Ese caballo invisible
por Luis Bravo
Brecha, 15 de agosto de 1984
«El mar se ha ido. La capa de la noche lo ha cubierto/y aventa sus azules hacia el confín del día.» Con aquella noche envolviendo al mar y a todos, finalizaba el primer poemario de Sergio Altesor (Río testigo, Ed. de la Banda Oriental, 1973). Ese libro es hoy uno de los primeros "testigos" de lo que se dio en llamar la literatura carcelaria del Uruguay. El segundo poemario es otro viaje, Trenes en la noche (Nordan, Suecia /1982) que lo llevan a otro mar, el Báltico del exilio.
Podría decirse que su tercer volumen, que hoy nos ocupa, Archipiélago (*), continúa y profundiza la temática compleja, paradojal del exilio. Reformulaciones del pasado, "ventanita con barrotes", y redimensión de la vida, en un presente y futuro igualmente inciertos. Nacido en 1951, estamos ante un autor joven pero que siente una "historia de caballos sudados" tras de sí. Un hilo conductor atraviesa sutilmente su obra publicada; como un marco de inevitable referencia aparece el viaje de la vida. El transcurso del río, la ventanilla del tren, los veleros que dan significado a la inmensidad del archipiélago, son en su conjunto la trayectoria del "invisible caballo del amor" que atraviesa su poesía. Por fuera y por dentro, Altesor es un corajudo poeta-hurgador de la materia con que construye su propio destino.
Su poesía es reflexión e instrumento de su propia identidad. De allí que utilice elementos como "agua" o "espejo" dando una idea multifacética y permanente de su crecer en el mundo.
Archipiélago es para el lector un viaje extático, entre islas que van desde el frío Báltico, al calor del Caribe, pasando por istmos personales (infancia, evocación del amor, literatura que ha sedimentado). Su poesía es vivencial, pero no anecdótica. Su lenguaje emplea con acierto una doble trama: lo sensorial que se objetualiza y lo objetual que se transforma en sensación. Un ejemplo de esto se ve en la primera parte del libro, la más extensa y, para nosotros, la mejor lograda. Allí el "frío" es navajas, flecha, agujas, púas de metal, convirtiendo la sensación en punzante herida de lo que ese paisaje representa como condición de exilio. Las "olas de amianto", lo “plomazul del agua”, "el aire de magnesio" son otros ejemplos de cómo el poeta trabaja el paisaje para dar, a través del color (blanco, gris o negro), densidad o permeabilidad al volumen de su angustia.
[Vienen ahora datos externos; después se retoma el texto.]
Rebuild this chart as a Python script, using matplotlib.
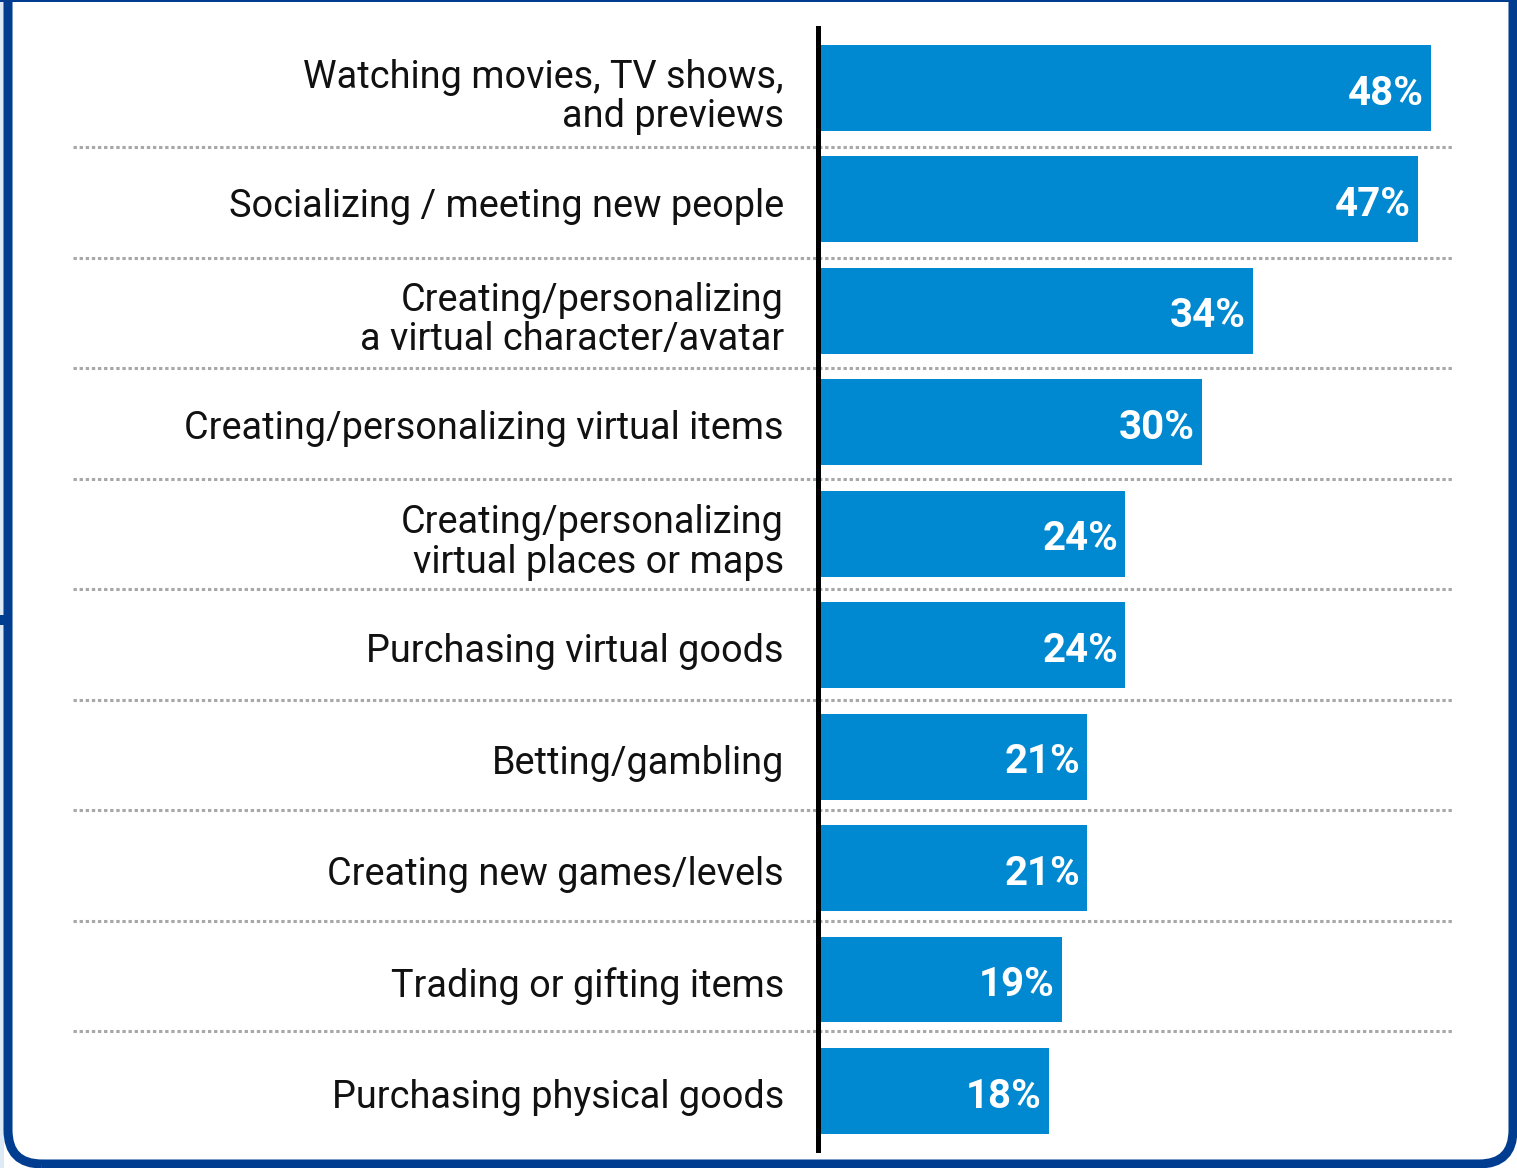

La niebla, como otra forma del agua, adopta en Altesor un doble valor, poético y asfixiante a la vez: "en la niebla de la luna/entre los bloques negros de edificios dormidos/las fantasías sexuales van corriendo/en puntitas de pie". La sensación de "orfandad" se instala en el lec-tor y sólo la palabra queda, para soñar otra existencia: "hacia las islas verdes que nunca habitaremos."
Sin embargo ese sueño parece realizarse en "Cuadernos del Trópico", segunda parte del libro. México, Nicaragua y Cuba, dan paso a "plantíos de magüey, un cuarto donde cabe todo el archipiélago", montañas rojas, y paredes virueladas. Cambian color y olor en el paisaje, pero prosi-gue el deseo de "encontrarse" y su desencanto: "el espejo roto y oxidado de una pensión de mala muerte y preguntarse quién soy yo". Allí nos damos cuenta de que el Archipiélago es la Itaca perdida en cada hombre y lugar, es la acumulación de lo vivido, pero sobre todo es la sumatoria inversa, lo que falta por descubrir. Por eso el viaje prosigue.
Una última parte, "La visita de W.A. Mozart al archi-piélago" (catorce poemas) y una última clave del mundo de Altesor: el sonido. Lo auditivo, como armonía en euforia "toca amadeus, tu música espiral, tu tobogán", o como rebeldía, el golpe de la música contra el pecho de la tristeza. Es el de Altesor un lenguaje de tensiones regulado por matices, donde color y sonido trabajan' en función de lo que quiere decirse. La lectura de Archipiélago es un viaje entre secretos mínimos, las desoladas lagunas de la existencia.
Los versos tienen un ritmo interior que va como segregándose a lo largo de la lectura, sin estridencias, llevándonos como de la mano a mirar lo que su ojo agudo quiere que miremos.
En síntesis y como dice el propio poeta "el archipiélago es un hombre".